Tuesday, April 21, 2009

Buddha, Eve, Victim Blaming

The Boy has voiced his own comparison brought on by my shaved head, and I'm downright tickled by it. He thinks my state of hairlessness (or at least, near-hairlessness) resembles the Buddha! He added, "But the one you see... on the internet... do you know what I mean?"
Not really, but maybe he was talking about the body art forms logo:


Hmm. The labret, the plugs, the squinting grin, the thick brows... I can actually totally see this one.

So this post has some meat, let me mention a discussion I had about a different religious icon this past week. After reading excerpts from Paradise Lost, my literature class split up into two teams for a mock trial. It wasn't the devil being tried, it was Eve, and to my surprise, the vast majority of the class was on the team condemning her.


So, I hesitate to explain or label my religious inclinations, but I'd say I'm more Christian than your average liberal arts college bear. But this Eve being responsible for the fall thing? I think it's bullshit. We were going by Milton, not the Bible, of course, in which case, this Eve being responsible for the fall thing is even BIGGER bullshit.
She is so clearly deceived into biting the stupid fruit (the devil as a serpent tells her: you need to do this, I did it and I'm fine, I'm better than fine I'm great, it will really be OK with God, heck, he'll probably be proud of you, and so on), and then Milton makes it so clear that Adam is making his choice freely, with full knowledge of the consequences. Basically, Adam was capable of informed consent and Eve was not.

Can you already imagine how the "trial" went?

Instead of arguing that, say, Eve should have followed the commandment of God above the advice of a snake (a shaky argument, but the only valid one in my mind), these are legitimately the kind of questions I got on the stand:
-Why did you want to go out by yourself?
-Didn't Adam warn you not to go out by yourself?
-Didn't you know that there was an enemy in your midst?
-Weren't you suspicious of a talking snake?
-Didn't you know you would be tempted?
So, they sort of acknowledged Eve was deceived, but it was her fault for getting into the situation because she was reckless. Sound familiar?

Yes, this fake trial of Eve was a cornucopia of victim-blaming language. After a few minutes of this all going unquestioned, I asked to speak out of turn to say "If you knew theres a robber in the neighborhood, it's still not your fault you got robbed."

This is not misogyny in the Bible, or in Paradise Lost.

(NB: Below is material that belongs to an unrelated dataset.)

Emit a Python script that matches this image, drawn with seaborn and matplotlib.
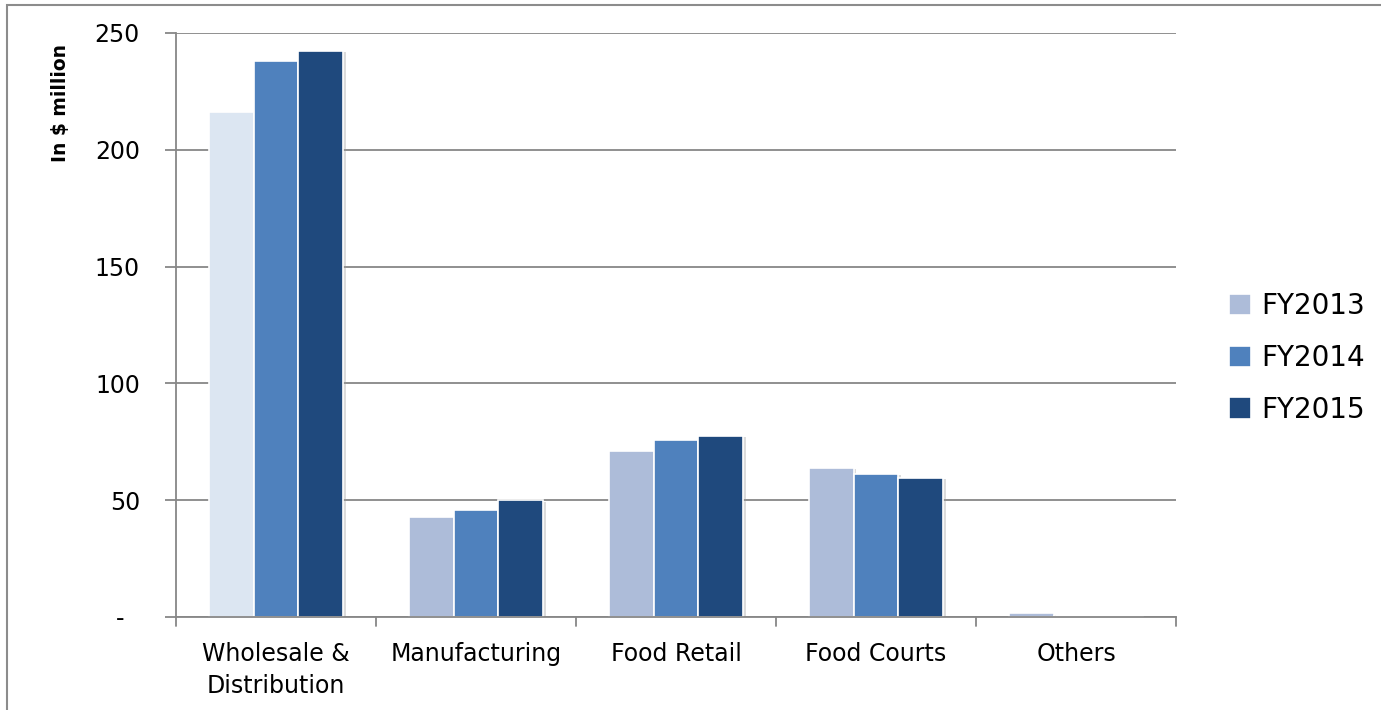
import numpy as np
import pandas as pd
import matplotlib
matplotlib.use("Agg")
import matplotlib.pyplot as plt
import matplotlib.patheffects as pe
from matplotlib.patches import Rectangle
import seaborn as sns

# Data
categories = ["Wholesale &\nDistribution", "Manufacturing", "Food Retail", "Food Courts", "Others"]
years = ["FY2013", "FY2014", "FY2015"]
fy2013 = [216, 42.8, 71, 63.8, 1.5]
fy2014 = [238, 45.8, 75.8, 61.2, 0.3]
fy2015 = [242.3, 50, 77.5, 59.5, 0.3]
yticks = [0, 50, 100, 150, 200, 250]
ytick_labels = ["-  ", "50", "100", "150", "200", "250"]

colors = ["#adbcd9", "#4f81bd", "#1f497d"]

df = pd.DataFrame({
    "category": categories * 3,
    "year": np.repeat(years, len(categories)),
    "value": fy2013 + fy2014 + fy2015,
})

sns.set_theme(style="white")
plt.rcParams['font.family'] = ['DejaVu Sans']
plt.rcParams['text.color'] = 'black'
plt.rcParams['xtick.labelcolor'] = 'black'
plt.rcParams['ytick.labelcolor'] = 'black'
plt.rcParams['axes.labelcolor'] = 'black'

fig = plt.figure(figsize=(13.81, 7.10), dpi=100)
ax = fig.add_axes([176/1381, 1 - 617/710, 1000/1381, 584/710])

sns.barplot(data=df, x="category", y="value", hue="year", order=categories,
            hue_order=years, palette=colors, saturation=1, width=0.67, ax=ax,
            edgecolor="white", linewidth=1.2, legend=True)

# first bar of wholesale is lighter in the reference
ax.containers[0][0].set_facecolor("#dce6f2")

for cont in ax.containers:
    for bar in cont:
        bar.set_path_effects([pe.SimplePatchShadow(offset=(2, -1), shadow_rgbFace="#999999", alpha=0.35),
                              pe.Normal()])

ax.set_ylim(0, 250)
ax.set_xlim(-0.5, len(categories) - 0.5)
ax.set_yticks(yticks)
ax.set_yticklabels(ytick_labels, fontsize=17)
ax.yaxis.grid(True, color="#878787", linewidth=1.3)
ax.set_axisbelow(True)

# category boundary ticks on x
ax.set_xticks(np.arange(len(categories)))
ax.set_xticklabels(categories, fontsize=17, linespacing=1.4)
ax.tick_params(axis="x", length=0, pad=18)
for xb in np.arange(-0.5, len(categories), 1.0):
    ax.plot([xb, xb], [0, -4], color="#878787", lw=1.3, clip_on=False)
ax.tick_params(axis="y", length=8, width=1.3, color="#878787", direction="out", left=True, pad=18)

for s in ["top", "right"]:
    ax.spines[s].set_visible(False)
for s in ["left", "bottom"]:
    ax.spines[s].set_color("#878787")
    ax.spines[s].set_linewidth(1.3)

ax.set_xlabel("")
ax.set_ylabel("In $ million", fontsize=13.5, weight="bold")
ax.yaxis.set_label_coords(-0.106, 0.88)

leg = ax.legend(loc="center left", bbox_to_anchor=(1.028, 0.4435), frameon=False,
                fontsize=20, handlelength=0.8, handleheight=0.8, handletextpad=0.35,
                labelspacing=0.85)

# outer frame of the picture
fig.patches.append(Rectangle((7/1381, -0.1), 1.2, 1 - 5/710 + 0.1, transform=fig.transFigure,
                             fill=False, edgecolor="#8c8c8c", linewidth=1.5))

fig.savefig("out.png", dpi=100)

This is misogyny straight out of the mouths of my college peers, who think these kinds of approaches are valid legal maneuvers. I'm sure they didn't make the connection to rape trials, but the logic is appallingly similar.
In seventh grade or so, we spent a whole day learning about and discussing consent. I still remember most of it - we were given a lot of scenarios, some sexual and some not, and asked if the victim or the perpetrator was to blame for the crime. The number of people who, totally or partially, blamed the victim steadily decreased throughout the day.

At the time I thought that, like learning about puberty or drugs, this was the standard.

1 comment:

Ian said...

I have no recollection of saying, "But the one you see... on the internet... do you know what I mean?"

Doesn't mean I didn't say it, just that I might be crazy.

As for blaming the victim: You really shouldn't be surprised that so many people hold this (unfortunate) view. Think about, for instance, the startlingly large number of people who blame unions for corporate greed, or welfare and other social programs for our national debt, or black people for gang violence.

Blaming the victim isn't just a common practice in this country. Sadly, it's a social norm.